• [Aim of the exercise]
Leaving out every picture, retype the lines below from the top through the one that contains "ctx.strokeRect(area.left, area.top, area.right".
START Exercise data
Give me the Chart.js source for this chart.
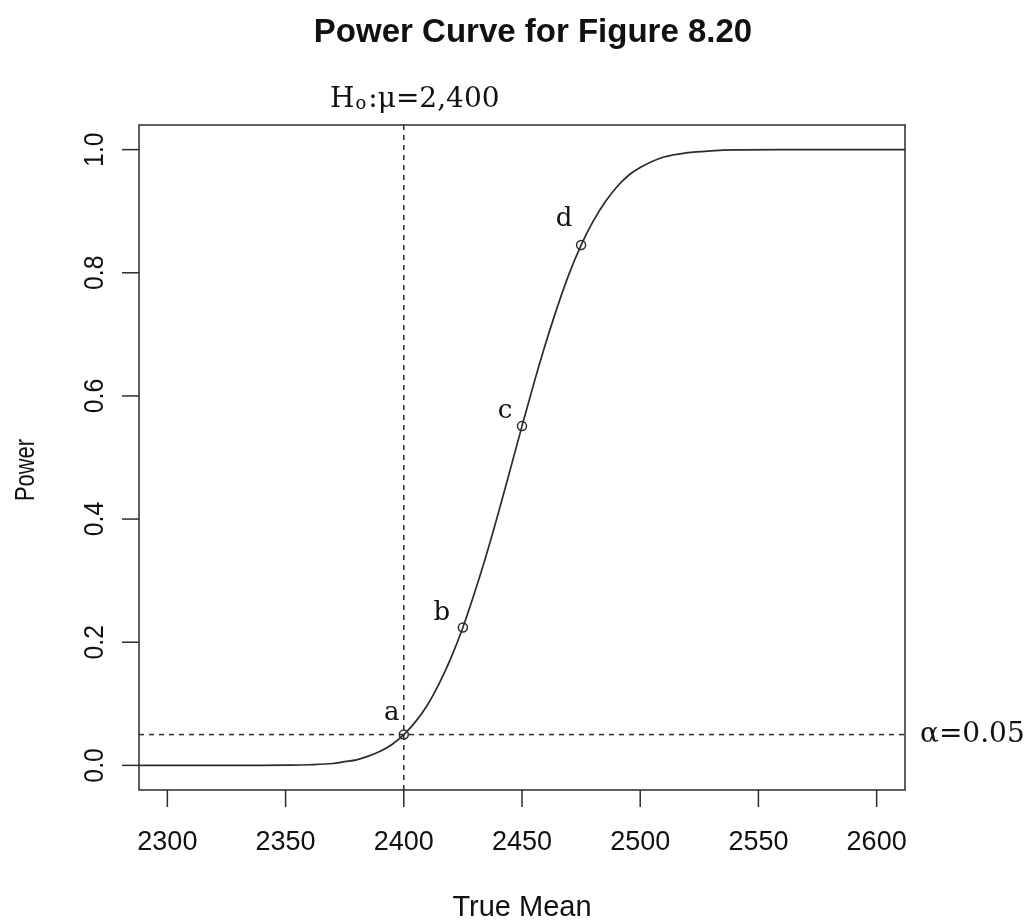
<!DOCTYPE html>
<html>
<head>
<meta charset="utf-8">
<script src="https://cdn.jsdelivr.net/npm/chart.js@4/dist/chart.umd.min.js"></script>
<style>
  html, body { margin: 0; padding: 0; background: #fff; }
  #wrap { width: 1031px; height: 924px; }
</style>
</head>
<body>
<div id="wrap"><canvas id="chart1" width="1031" height="924"></canvas></div>
<script>
// valeurs
const trueMean = [2288, 2300, 2320, 2340, 2350, 2360, 2370, 2375, 2380, 2385, 2390, 2395,
    2400, 2405, 2410, 2415, 2420, 2425, 2430, 2435, 2440, 2445, 2450, 2455, 2460, 2465,
    2470, 2475, 2480, 2485, 2490, 2495, 2500, 2510, 2520, 2530, 2540, 2560, 2580, 2600, 2612];
const power = [0, 0, 0, 0, 0.0003, 0.001, 0.003, 0.006, 0.009, 0.015, 0.023, 0.034,
    0.05, 0.071, 0.098, 0.133, 0.175, 0.224, 0.281, 0.343, 0.41, 0.48, 0.551, 0.62, 0.685, 0.745,
    0.799, 0.845, 0.883, 0.914, 0.939, 0.958, 0.971, 0.988, 0.995, 0.998, 0.9995, 1, 1, 1, 1];

// points marqués a, b, c, d
const markMean = [2400, 2425, 2450, 2475];
const markPower = [0.05, 0.224, 0.551, 0.845];
const markLabels = ['a', 'b', 'c', 'd'];

const xTicks = [2300, 2350, 2400, 2450, 2500, 2550, 2600];
const yTicks = [0, 0.2, 0.4, 0.6, 0.8, 1.0];
const yTickLabels = ['0.0', '0.2', '0.4', '0.6', '0.8', '1.0'];

const nullMean = 2400;
const alpha = 0.05;
const xRange = [2288, 2612];
const yRange = [-0.04, 1.04];

const labelOffsets = [[-12, -21], [-21, -14], [-17, -15], [-17, -26]];
const ink = '#2b2b2b';
const sans = '"Liberation Sans", Arial, sans-serif';
const serif = '"DejaVu Serif", "Liberation Serif", serif';

const decorPlugin = {
    id: 'decor',
    afterDraw(chart) {
        const ctx = chart.ctx;
        const xs = chart.scales.x;
        const ys = chart.scales.y;
        const area = chart.chartArea;
        ctx.save();
        ctx.strokeStyle = ink;
        ctx.fillStyle = '#111';
        ctx.lineWidth = 1.5;

        // cadre
        ctx.strokeRect(area.left, area.top, area.right - area.left, area.bottom - area.top);

        // axe x
        ctx.font = '27px ' + sans;
        ctx.textAlign = 'center';
        ctx.textBaseline = 'middle';
        xTicks.forEach(t => {
            const px = xs.getPixelForValue(t);
            ctx.beginPath();
            ctx.moveTo(px, area.bottom);
            ctx.lineTo(px, area.bottom + 17);
            ctx.stroke();
            ctx.fillText(String(t), px, 843);
        });

        // axe y
        yTicks.forEach((t, i) => {
            const py = ys.getPixelForValue(t);
            ctx.beginPath();
            ctx.moveTo(area.left, py);
            ctx.lineTo(area.left - 17, py);
            ctx.stroke();
            ctx.save();
            ctx.translate(96, py);
            ctx.rotate(-Math.PI / 2);
            ctx.scale(0.92, 1);
            ctx.font = '27px ' + sans;
            ctx.fillText(yTickLabels[i], 0, 0);
            ctx.restore();
        });

        // titres
        ctx.font = 'bold 33px ' + sans;
        ctx.textBaseline = 'alphabetic';
        ctx.fillText('Power Curve for Figure 8.20', 533, 42);

        ctx.font = '29px ' + sans;
        ctx.textBaseline = 'middle';
        ctx.fillText('True Mean', (area.left + area.right) / 2, 908);

        ctx.save();
        ctx.translate(26, 470);
        ctx.rotate(-Math.PI / 2);
        ctx.scale(0.78, 1);
        ctx.font = '28px ' + sans;
        ctx.fillText('Power', 0, 0);
        ctx.restore();

        // H0 : mu = 2,400
        ctx.textAlign = 'left';
        ctx.textBaseline = 'alphabetic';
        let hx = 330;
        const hy = 107;
        ctx.font = '28px ' + serif;
        ctx.fillText('H', hx, hy);
        hx += ctx.measureText('H').width + 1;
        ctx.font = '18px ' + serif;
        ctx.fillText('o', hx, hy + 2);
        hx += ctx.measureText('o').width + 2;
        ctx.font = '28px ' + serif;
        ctx.fillText(':\u03bc=2,400', hx, hy);

        // alpha
        ctx.textBaseline = 'middle';
        ctx.font = '28px ' + serif;
        ctx.fillText('\u03b1=0.05', 920, ys.getPixelForValue(alpha));

        // lettres a-d
        ctx.textAlign = 'center';
        ctx.font = '26px ' + serif;
        markLabels.forEach((lab, i) => {
            const px = xs.getPixelForValue(markMean[i]) + labelOffsets[i][0];
            const py = ys.getPixelForValue(markPower[i]) + labelOffsets[i][1];
            ctx.fillText(lab, px, py);
        });
        ctx.restore();
    }
};

const ctx = document.getElementById('chart1').getContext('2d');
new Chart(ctx, {
    type: 'line',
    data: {
        datasets: [
            {
                data: trueMean.map((m, i) => ({ x: m, y: power[i] })),
                borderColor: ink,
                borderWidth: 1.7,
                pointRadius: 0,
                cubicInterpolationMode: 'monotone',
                fill: false
            },
            {
                data: xRange.map(m => ({ x: m, y: alpha })),
                borderColor: ink,
                borderWidth: 1.5,
                borderDash: [5, 5],
                pointRadius: 0,
                fill: false
            },
            {
                data: yRange.map(p => ({ x: nullMean, y: p })),
                borderColor: ink,
                borderWidth: 1.5,
                borderDash: [5, 5],
                pointRadius: 0,
                fill: false
            },
            {
                data: markMean.map((m, i) => ({ x: m, y: markPower[i] })),
                showLine: false,
                pointRadius: 4.5,
                pointBorderWidth: 1.5,
                pointBorderColor: ink,
                pointBackgroundColor: 'rgba(255,255,255,0)',
                pointStyle: 'circle'
            }
        ]
    },
    options: {
        responsive: false,
        animation: false,
        devicePixelRatio: 1,
        layout: { padding: { left: 139, right: 126, top: 125, bottom: 134 } },
        plugins: {
            legend: { display: false },
            title: { display: false },
            tooltip: { enabled: false }
        },
        scales: {
            x: { type: 'linear', min: xRange[0], max: xRange[1], display: false },
            y: { type: 'linear', min: yRange[0], max: yRange[1], display: false }
        }
    },
    plugins: [decorPlugin]
});
</script>
</body>
</html>
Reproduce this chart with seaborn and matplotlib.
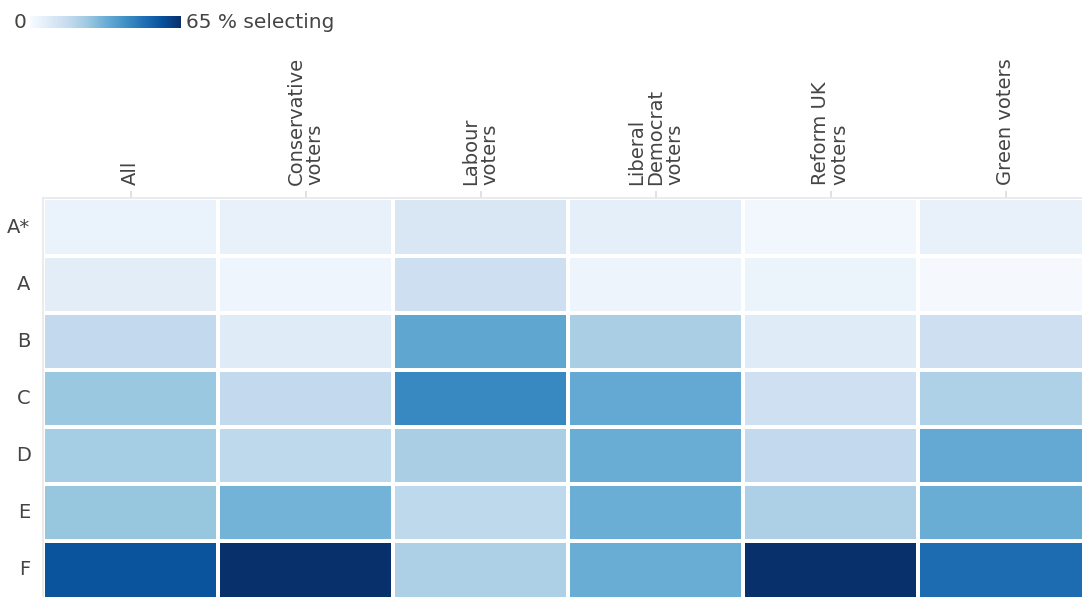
import numpy as np
import pandas as pd
import matplotlib.pyplot as plt
import seaborn as sns

# Grades (rows) and voter groups (columns)
grades = ['A*', 'A', 'B', 'C', 'D', 'E', 'F']
groups = ['All', 'Conservative\nvoters', 'Labour\nvoters', 'Liberal\nDemocrat\nvoters',
          'Reform UK\nvoters', 'Green voters']

# % selecting each grade, per group (estimated from colour shades)
all_voters = [4.5, 7, 17, 25, 23, 25.5, 56]
conservative = [5, 3, 8, 17, 18, 31, 65]
labour = [10, 14, 35, 43, 22, 18, 21.5]
lib_dem = [6, 3.5, 22, 34, 33, 32.5, 33]
reform = [2, 4, 8, 13.5, 17, 21.5, 65]
green = [5, 1, 14, 21, 34, 33, 50]

df = pd.DataFrame({groups[0]: all_voters, groups[1]: conservative, groups[2]: labour,
                   groups[3]: lib_dem, groups[4]: reform, groups[5]: green}, index=grades)

sns.set_theme(style='white')
plt.rcParams['font.family'] = ['DejaVu Sans']

fig = plt.figure(figsize=(10.82, 5.97), dpi=100)
ax = fig.add_axes([43 / 1082, 1 - 598.5 / 597, 1050 / 1082, 400 / 597])
cax = fig.add_axes([30 / 1082, 1 - 28 / 597, 151 / 1082, 12 / 597])

sns.heatmap(df, cmap='Blues', vmin=0, vmax=65, linewidths=1.5, linecolor='white',
            ax=ax, cbar_ax=cax, cbar_kws={'orientation': 'horizontal'})

# column labels on top
ax.xaxis.tick_top()
ax.set_xticklabels(groups, rotation=90, ha='center', va='bottom', multialignment='left',
                   linespacing=1.0)
ax.set_yticklabels(grades, rotation=0)
ax.tick_params(axis='x', length=5, pad=5, color='#dddddd', labelcolor='#444444', labelsize=14)
ax.tick_params(axis='y', length=6, pad=3, color='#dddddd', labelcolor='#444444', labelsize=14)
ax.set_xlabel('')
ax.set_ylabel('')
for s in ax.spines.values():
    s.set_visible(True)
    s.set_color('#e8e8e8')

# colour legend
cax.set_xticks([])
cax.set_yticks([])
for s in cax.spines.values():
    s.set_visible(False)
fig.text(14 / 1082, 1 - 22 / 597, '0', ha='left', va='center', fontsize=14.5, color='#444444')
fig.text(186 / 1082, 1 - 22 / 597, '65 % selecting', ha='left', va='center',
         fontsize=14.5, color='#444444')

plt.savefig('out.png', dpi=100)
END Exercise data
• [Written answer]
Give me the Chart.js source for this chart.
<!DOCTYPE html>
<html>
<head>
<meta charset="utf-8">
<script src="https://cdn.jsdelivr.net/npm/chart.js@4/dist/chart.umd.min.js"></script>
<style>
  html, body { margin: 0; padding: 0; background: #fff; }
  #wrap { width: 1031px; height: 924px; }
</style>
</head>
<body>
<div id="wrap"><canvas id="chart1" width="1031" height="924"></canvas></div>
<script>
// valeurs
const trueMean = [2288, 2300, 2320, 2340, 2350, 2360, 2370, 2375, 2380, 2385, 2390, 2395,
    2400, 2405, 2410, 2415, 2420, 2425, 2430, 2435, 2440, 2445, 2450, 2455, 2460, 2465,
    2470, 2475, 2480, 2485, 2490, 2495, 2500, 2510, 2520, 2530, 2540, 2560, 2580, 2600, 2612];
const power = [0, 0, 0, 0, 0.0003, 0.001, 0.003, 0.006, 0.009, 0.015, 0.023, 0.034,
    0.05, 0.071, 0.098, 0.133, 0.175, 0.224, 0.281, 0.343, 0.41, 0.48, 0.551, 0.62, 0.685, 0.745,
    0.799, 0.845, 0.883, 0.914, 0.939, 0.958, 0.971, 0.988, 0.995, 0.998, 0.9995, 1, 1, 1, 1];

// points marqués a, b, c, d
const markMean = [2400, 2425, 2450, 2475];
const markPower = [0.05, 0.224, 0.551, 0.845];
const markLabels = ['a', 'b', 'c', 'd'];

const xTicks = [2300, 2350, 2400, 2450, 2500, 2550, 2600];
const yTicks = [0, 0.2, 0.4, 0.6, 0.8, 1.0];
const yTickLabels = ['0.0', '0.2', '0.4', '0.6', '0.8', '1.0'];

const nullMean = 2400;
const alpha = 0.05;
const xRange = [2288, 2612];
const yRange = [-0.04, 1.04];

const labelOffsets = [[-12, -21], [-21, -14], [-17, -15], [-17, -26]];
const ink = '#2b2b2b';
const sans = '"Liberation Sans", Arial, sans-serif';
const serif = '"DejaVu Serif", "Liberation Serif", serif';

const decorPlugin = {
    id: 'decor',
    afterDraw(chart) {
        const ctx = chart.ctx;
        const xs = chart.scales.x;
        const ys = chart.scales.y;
        const area = chart.chartArea;
        ctx.save();
        ctx.strokeStyle = ink;
        ctx.fillStyle = '#111';
        ctx.lineWidth = 1.5;

        // cadre
        ctx.strokeRect(area.left, area.top, area.right - area.left, area.bottom - area.top);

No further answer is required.